We see cases where normalization fails in those who end up repressing things about themselves until they can only be released in a destructive manner. It also seems to fail for many with various mental illnesses. Such as personality disorders. And even something as common in society these days as depression could be due to failed normalization.

In my case it seems to be mainly due to a sheer stubbornness and refusal to be manipulated into life choices that are not my own. And so I have a heightened awareness of any such attempts. The result is a life of worry and anxiety. As I am surrounded by people with whom I don’t share much affinity. So there is no common background to draw upon to build a trust on. And I am constantly awaiting the next attempt of someone to manipulate me into life choices not my own.

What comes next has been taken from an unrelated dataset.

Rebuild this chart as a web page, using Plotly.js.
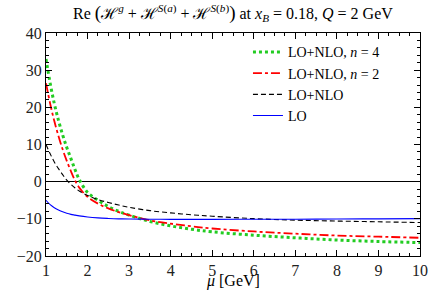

I know that refusing to be normal gives me a lot of troubles and difficulties in my life. I know things would probably be easier and run smoother for me in life if I acquiesced at times. But I just can’t deny my awareness when it shows me what it shows me. I must remain true to my awareness of things, but more by compulsion than by some morally grand choice or decision.

As for normality. I may have nostalgia at times for such a way of life, and even sometimes envy where I see it. But ultimately normality leads to a lack of awareness. It lures you in with the prospects of worldly successes and comforts. But it is no more than a socially glorified form of peer pressure. For a teenager it may manifest as wanting to be “cool”. But as an adult it will make you feel a need to be merely “normal”.

I never much wanted to be cool as a teenager, and neither do I much want to be normal as an adult. Too many people think too much only about social status. What does social status really matter in the grand scheme of things? Maybe it meant something when there was something left worth fighting for on this planet. But there is nothing free left on this earth worth fighting for. It is fully occupied already.

This world has already more than enough “cool” and “normal” people. But it doesn’t have remotely adequate awareness. Maybe that is something we should think about working on.